Ridere, ludere, hoc est vivere.

Tuesday, December 25, 2012

Family playtest of East India Company

My mother-in-law Agnes enjoys the occasional boardgame, and she is not afraid to try out something new.  She was even one of my early playtesters of East India Company in its most rudimentary form.  Sunday afternoon, she agreed to revisit the game in its latest rendition, along with my wife Kathy and son Patrick.  I am grateful to get this shakedown of the current form of rules about three weeks prior to the Unpub 3 event in Dover on Martin Luther King weekend.

The significant rules updates in play since the 8 November after-school Game Parlor playtest are
  • More tiles at game start to accelerate the early play and shorten game duration and
  • A reordered turn sequence that it is more logical and intuitive.
I have also sketched out some changes I want to make to the tiles to increase the likelihood of trade triangles, but I haven't made those changes yet, so I can at least evaluate the above two changes somewhat in isolation.

Both of the above changes had their desired effect.  The re-ordered turn sequence makes much more sense than my previous version.  Having ship operations come first and having start player determination occur at the very end of each turn fits very intuitively with the natural course of thinking about the game.  I really like the new sequence of play.

Starting with more tiles on the board shortened the game dramatically.  We finished our game in 90 minutes, right in my target range.  The game ended on the 17th tile (the maximum, which I previously established was the most likely outcome).  Under the new setup rules, we started our four-player game with eight tiles on the board, so the game ran nine turns.  We had four players for the first two turns, then (after Patrick dropped out - see below) three players for the remaining seven turns.  With a total of (4 players x 2 turns) + (3 players x 7 turns) = 29 player turns in 90 minutes, the average player-turn came to 3.1 minutes per player per turn, considerably better than the previously measured 3.7 minutes per player per turn.  That improvement suggests that the modified turn sequence streamlined the game flow as well.

Two things occurred in this playtest, though, that made clear I still have some work to do.  First, Patrick got hit by pirates in South America early in the game.  He had an opportunity to insure his ship, and he had one coin left at home to pay the premium, but he opted to risk the pirates, which he had an 11-to-1 chance of evading that turn.  As luck would have it, the pirates struck and wiped out his cargo.  He was left with an empty medium galleon in South America and one coin in Europe, which meant he'd have to take out a loan just to finance another venture.  He dropped out of the game instead, not with any hard feelings but just with the acknowledgement that he was in a hole that he'd have a very hard time digging out of.

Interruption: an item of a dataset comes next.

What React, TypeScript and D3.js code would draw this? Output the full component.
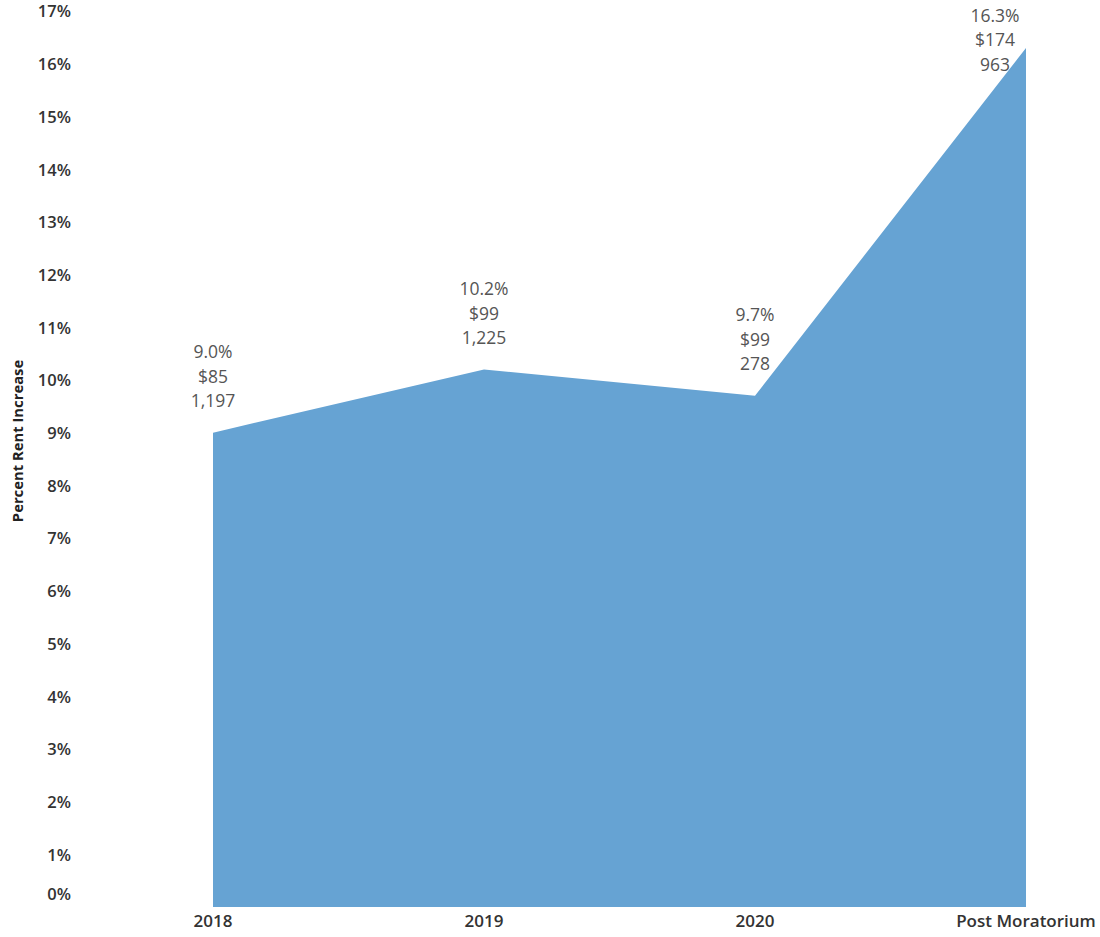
import React from "react";
import * as d3 from "d3";

const categories = ["2018", "2019", "2020", "Post Moratorium"];
const percentValues = [9.0, 10.2, 9.7, 16.3];
const dollarValues = [85, 99, 99, 174];
const countValues = [1197, 1225, 278, 963];
const yTicks = [0, 1, 2, 3, 4, 5, 6, 7, 8, 9, 10, 11, 12, 13, 14, 15, 16, 17];

const W = 1100;
const H = 937;

export default function App() {
  const x = d3.scalePoint<string>().domain(categories).range([213, 1026]);
  const y = d3.scaleLinear().domain([0, 17]).range([907, 11]);
  const data = categories.map((c, i) => ({
    c,
    p: percentValues[i],
    d: dollarValues[i],
    n: countValues[i],
  }));
  const area = d3
    .area<typeof data[number]>()
    .x((d) => x(d.c)!)
    .y0(y(0))
    .y1((d) => y(d.p));
  const fmtPct = (v: number) => d3.format(".1f")(v) + "%";
  const fmtNum = d3.format(",");
  const font = "'Open Sans', 'Noto Sans', sans-serif";
  return (
    <svg
      width={W}
      height={H}
      style={{ position: "absolute", left: 0, top: 0, background: "#fff" }}
      fontFamily={font}
    >
      <path d={area(data) || ""} fill="#66a3d3" />
      {yTicks.map((t) => (
        <text
          key={t}
          x={71}
          y={t === 0 ? y(t) - 11 : y(t) + 2}
          textAnchor="end"
          dominantBaseline="middle"
          fontSize={16.5}
          fontWeight={600}
          fill="#333"
        >
          {t}%
        </text>
      ))}
      <text
        transform={`translate(23,441) rotate(-90)`}
        textAnchor="middle"
        fontSize={14.8}
        fontWeight={700}
        fill="#222"
      >
        Percent Rent Increase
      </text>
      {categories.map((c) => (
        <text
          key={c}
          x={x(c)!}
          y={922}
          textAnchor="middle"
          dominantBaseline="middle"
          fontSize={17}
          fontWeight={600}
          fill="#333"
        >
          {c}
        </text>
      ))}
      {data.map((d, i) => {
        const cx = i === data.length - 1 ? x(d.c)! - 31 : x(d.c)!;
        const top = Math.max(17, y(d.p) - 79);
        const lines = [fmtPct(d.p), "$" + d.d, fmtNum(d.n)];
        return (
          <g key={d.c}>
            {lines.map((l, j) => (
              <text
                key={j}
                x={cx}
                y={top + j * 24.5}
                textAnchor="middle"
                dominantBaseline="middle"
                fontSize={17.5}
                fill="#555"
              >
                {l}
              </text>
            ))}
          </g>
        );
      })}
    </svg>
  );
}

It might reasonably be argued that he was reckless not to insure his ship against pirates when the potential consequences were so catastrophic.  After all, "East India Company" is at least in part a game of risk management.  Nevertheless, this experience puts me in something of a conundrum with regard to pirates.  In past games, they introduced a real tension as players had to manage finances to cover insurance costs or risk having cargos wiped out by piracy.  In the 8 November playtest at Game Parlor, however, it happened that the pirates never actually struck; the players' feedback suggested that pirates were an insufficient threat and ought to strike more often.  There was also a proposal of introducing privateers, in which players could invest in efforts to influence piracy to affect their rivals.  But what happened yesterday, and what happened at the WBC playtest last August, suggest that pirates can have a devastating and irreversible effect on the game.  I might actually have to mitigate their impact to make them more manageable and less arbitrarily destructive.

The second thing that went differently in this game was that there was almost no competition among the players.  Partly because Patrick dropped out but also because we started with so many tiles on the board (eight for a four-player game with the latest rules adjustment), we all kind of went our separate ways.  I invested first in silver and then later in spice.  Kathy shipped tea, and Ag stuck with tobacco and timber, so none of us really had to deal with competitive saturation of the markets.  We were all largely able to sell goods at full price in Europe.

Now, what was interesting is that neither Kathy nor Ag bid against me for the right to tariff the spices in China, so I put a tariff in place.  That tariff further disincentivized them from competing with me in spice.  I had borrowed aggressively to build a large full-rig ship, which I then loaded up with enough spices to pay off all loans in a single shipment.  So it might be that the only reason that we didn't compete was that Kathy and Ag chose not to do so, which left me free to sell the high-profit spice at full market value.

But thinking about the numbers, in what ended up being a three-player game, there were many open markets, which meant little forced competition among us, so no markets saturated and no prices were pushed down from competitive selling.  I think I may have to look at reducing the number of open markets for games with fewer players.  I need to give some thought as to how to do that.

Fortunately, that's what playtesting is all about.  I've often marveled at how some polished games handle different numbers of players.  Clearly, heavy playtesting went into making adjustments and modifications to ensure that the right competitive balance remained in place as the game scaled from two to five players.  That's the kind of scaling I have to put in place with EIC to ensure that it works across the spectrum of player numbers.

More work to do ...

1 comment:

  1. Have you time for a playtest with a non-family group for any changes before Unpub?